Equity Bank, Kenya’s largest bank by customer base, has applied to the Communications Authority of Kenya (CAK) for a Mobile Virtual Network Operator (MVNO) license. CAK director general Francis Wangusi said the regulator was assessing the application, which must go through several stages before reaching approval. If it is approved, Equity would run the service on the network of mobile operator Yu. Madhur Taneja, Yu’s managing director, confirmed that the company is in talks with Equity Bank regarding use of its infrastructure.
Tarifica’s Take
Kenya is a world leader in m-payments. In 2007 Safaricom and Vodacom launched the mobile money system M-PESA, which handles some 25 percent of Kenya’s GNP and is used by more than two thirds of the adult population.
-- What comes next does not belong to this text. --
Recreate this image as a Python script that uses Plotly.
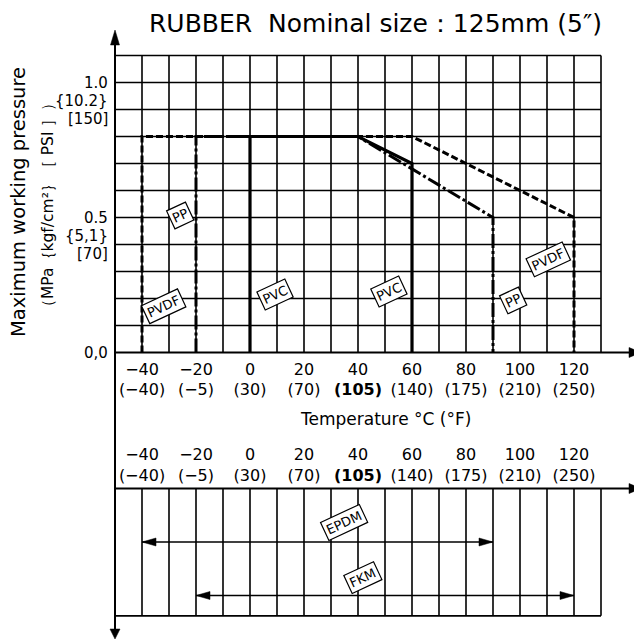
import plotly.graph_objects as go

# ---------------- data ----------------
temp_ticks_c = [-40, -20, 0, 20, 40, 60, 80, 100, 120]
temp_ticks_f = [-40, -5, 30, 70, 105, 140, 175, 210, 250]
grid_temps = [-40, -30, -20, -10, 0, 10, 20, 30, 40, 50, 60, 70, 80, 90, 100, 110, 120, 130]
grid_pressures = [0.1, 0.2, 0.3, 0.4, 0.5, 0.6, 0.7, 0.8, 0.9, 1.0, 1.1]

pressure_ticks = [1.0, 0.5, 0.0]
pressure_tick_lines = [["1.0", "{10.2}", "[150]"], ["0.5", "{5,1}", "[70]"], ["0,0"]]

pvdf_t = [-40, -40, 60, 120, 120]
pvdf_p = [0, 0.8, 0.8, 0.5, 0]
pp_t = [-20, -20, 40, 90, 90]
pp_p = [0, 0.8, 0.8, 0.5, 0]
pvc_t = [0, 0, 40, 60, 60]
pvc_p = [0, 0.8, 0.8, 0.7, 0]

rubber_names = ["EPDM", "FKM"]
rubber_min = [-40, -20]
rubber_max = [90, 120]
rubber_rows = [1, 2]

# ---------------- layout constants ----------------
W, H = 642, 641
OFF = 8  # page body margin


def px2T(px):
    return (px - 250) / 2.7


def py2P(py):
    return (352.5 - py) / 270


def py2V(py):
    return (py - 488.5) / 53.5


def pxp(px):
    return (px - OFF) / W


def pyp(py):
    return 1 - (py - OFF) / H


X_RANGE = [px2T(OFF), px2T(OFF + W)]
Y_RANGE = [py2P(OFF + H), py2P(OFF)]
Y2_RANGE = [py2V(OFF + H), py2V(OFF)]
T_AXIS = -50
T_GRID_MAX = 130
T_TIP = px2T(641)
P_TOP_TIP = py2P(30)
P_BOTTOM_TIP = py2P(639)
LOWER_BOTTOM = 2.38
FONT = "DejaVu Sans"

fig = go.Figure()

# upper grid
gx, gy = [], []
for t in grid_temps:
    gx += [t, t, None]
    gy += [0, grid_pressures[-1], None]
for p in grid_pressures:
    gx += [T_AXIS, T_GRID_MAX, None]
    gy += [p, p, None]
fig.add_trace(go.Scatter(x=gx, y=gy, mode="lines", line=dict(color="black", width=1.6),
                         hoverinfo="skip", showlegend=False))

# lower grid
lx, ly = [], []
for t in grid_temps:
    lx += [t, t, None]
    ly += [0, LOWER_BOTTOM, None]
lx += [T_AXIS, T_GRID_MAX, None]
ly += [LOWER_BOTTOM, LOWER_BOTTOM, None]
fig.add_trace(go.Scatter(x=lx, y=ly, xaxis="x2", yaxis="y2", mode="lines",
                         line=dict(color="black", width=1.6), hoverinfo="skip", showlegend=False))

# axis lines
fig.add_trace(go.Scatter(x=[T_AXIS, T_AXIS], y=[P_TOP_TIP - 0.02, P_BOTTOM_TIP + 0.02], mode="lines",
                         line=dict(color="black", width=2), hoverinfo="skip", showlegend=False))
fig.add_trace(go.Scatter(x=[T_AXIS, T_TIP - 3], y=[0, 0], mode="lines",
                         line=dict(color="black", width=2), hoverinfo="skip", showlegend=False))
fig.add_trace(go.Scatter(x=[T_AXIS, T_TIP - 3], y=[0, 0], xaxis="x2", yaxis="y2", mode="lines",
                         line=dict(color="black", width=2), hoverinfo="skip", showlegend=False))

# series
fig.add_trace(go.Scatter(x=pvdf_t, y=pvdf_p, mode="lines", name="PVDF",
                         line=dict(color="black", width=3, dash="7px,3px"), showlegend=False))
fig.add_trace(go.Scatter(x=pp_t, y=pp_p, mode="lines", name="PP",
                         line=dict(color="black", width=3, dash="14px,3px,3px,3px"), showlegend=False))
fig.add_trace(go.Scatter(x=pvc_t, y=pvc_p, mode="lines", name="PVC",
                         line=dict(color="black", width=3.2), showlegend=False))

# rubber ranges
for name, a, b, r in zip(rubber_names, rubber_min, rubber_max, rubber_rows):
    fig.add_trace(go.Scatter(x=[a, b], y=[r, r], xaxis="x2", yaxis="y2", mode="lines", name=name,
                             line=dict(color="black", width=1.6), showlegend=False))

shapes = []


def arrowhead(x, y, direction, xref="x", yref="y", L=15, hw=4.5):
    paths = {
        "up": f"M0,0 L{-hw},{-L} L{hw},{-L} Z",
        "down": f"M0,0 L{-hw},{L} L{hw},{L} Z",
        "right": f"M0,0 L{-L},{-hw} L{-L},{hw} Z",
        "left": f"M0,0 L{L},{-hw} L{L},{hw} Z",
    }
    shapes.append(dict(type="path", xref=xref, yref=yref, xsizemode="pixel", ysizemode="pixel",
                       xanchor=x, yanchor=y, path=paths[direction],
                       fillcolor="black", line=dict(color="black", width=0.5)))


arrowhead(T_AXIS, P_TOP_TIP, "up")
arrowhead(T_AXIS, P_BOTTOM_TIP, "down", L=10, hw=5)
arrowhead(T_TIP, 0, "right", L=12, hw=5)
arrowhead(T_TIP, 0, "right", xref="x2", yref="y2", L=12, hw=5)
for a, b, r in zip(rubber_min, rubber_max, rubber_rows):
    arrowhead(a, r, "left", xref="x2", yref="y2", L=14, hw=4)
    arrowhead(b, r, "right", xref="x2", yref="y2", L=14, hw=4)

ann = []
# title
ann.append(dict(text="RUBBER  Nominal size：125mm (5″)", x=pxp(375), y=pyp(23), xref="paper", yref="paper",
                showarrow=False, font=dict(family=FONT, size=25, color="black"),
                xanchor="center", yanchor="middle"))
# y titles
ann.append(dict(text="Maximum working pressure", x=pxp(19), y=pyp(202), xref="paper", yref="paper",
                showarrow=False, textangle=-90, xanchor="center", yanchor="middle",
                font=dict(family=FONT, size=19.5, color="black")))
ann.append(dict(text="（MPa｛kgf/cm²｝［ PSI ］）", x=pxp(48), y=pyp(205), xref="paper", yref="paper",
                showarrow=False, textangle=-90, xanchor="center", yanchor="middle",
                font=dict(family=FONT, size=15.5, color="black")))
# y tick labels
for val, lines in zip(pressure_ticks, pressure_tick_lines):
    for i, s in enumerate(lines):
        ann.append(dict(text=s, x=T_AXIS, y=val, xref="x", yref="y", xanchor="right", yanchor="middle",
                        xshift=-5, yshift=-18 * i, showarrow=False,
                        font=dict(family=FONT, size=15, color="black")))
# x title
ann.append(dict(text="Temperature °C (°F)", x=pxp(386), y=pyp(419), xref="paper", yref="paper",
                showarrow=False, xanchor="center", yanchor="middle",
                font=dict(family=FONT, size=17, color="black")))

# boxed labels
labels = [("PP", -25.9, 0.509, "y", "x"), ("PVDF", -32.2, 0.172, "y", "x"), ("PVC", 9.3, 0.215, "y", "x"),
          ("PVC", 51.5, 0.225, "y", "x"), ("PP", 97.4, 0.194, "y", "x"), ("PVDF", 110.4, 0.343, "y", "x"),
          ("EPDM", 34.8, 0.63, "y2", "x2"), ("FKM", 41.9, 1.67, "y2", "x2")]
for s, x, y, yr, xr in labels:
    ann.append(dict(text=s, x=x, y=y, xref=xr, yref=yr, showarrow=False, textangle=-25,
                    bordercolor="black", borderwidth=1.2, borderpad=2, bgcolor="white",
                    font=dict(family=FONT, size=13, color="black")))


def tick_text(c, f):
    cs = f"{c}".replace("-", "−")
    fs = f"({f})".replace("-", "−")
    if c == 40:
        fs = f"<b>{fs}</b>"
    return f"{cs}<br>{fs}"


ticktext = [tick_text(c, f) for c, f in zip(temp_ticks_c, temp_ticks_f)]

fig.update_layout(
    width=W, height=H, margin=dict(l=0, r=0, t=0, b=0),
    paper_bgcolor="white", plot_bgcolor="white",
    shapes=shapes, annotations=ann, showlegend=False,
    xaxis=dict(range=X_RANGE, anchor="free", position=pyp(352.5), showgrid=False, zeroline=False,
               showline=False, tickvals=temp_ticks_c, ticktext=ticktext, ticks="", ticklabelstandoff=5,
               tickfont=dict(family=FONT, size=16, color="black")),
    xaxis2=dict(range=X_RANGE, overlaying="x", anchor="free", position=pyp(488.5), side="top",
                showgrid=False, zeroline=False, showline=False, tickvals=temp_ticks_c, ticktext=ticktext,
                ticks="", ticklabelstandoff=4, tickfont=dict(family=FONT, size=16, color="black")),
    yaxis=dict(range=Y_RANGE, visible=False, showgrid=False, zeroline=False),
    yaxis2=dict(range=Y2_RANGE, overlaying="y", anchor="x2", visible=False, showgrid=False, zeroline=False),
)

fig.write_html("out.html")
As elsewhere in Africa, the m-payment economy has prospered in Kenya at least in part because a significant percentage of the population does not have bank accounts. So in a sense, banks are in competition with mobile operators. By starting its own MVNO, Equity could gain access to a rural customer base that is not used to doing business with banks but is quite used to making financial transactions of all kinds via their mobile phones. We think that offering an m-payment service similar to M-PESA through the MVNO could be a very strong competitive move. And if Equity were to get a significant proportion of its 8 million existing customers to sign up for its MVNO, it would be starting out with a good amount of momentum, which would help in adding more subscribers. (Safaricom, which is owned by Vodafone and is Kenya’s largest MNO, currently has 21 million subscribers.)
However, Equity’s choice of Yu as a partner is a complicating factor. A stake of approximately 30 percent of Yu—Kenya’s third-largest operator—is being offered for sale by owner Essar Group, an India-based conglomerate, and Safaricom and Airtel have reportedly made bids for it. The deal is expected to close in March.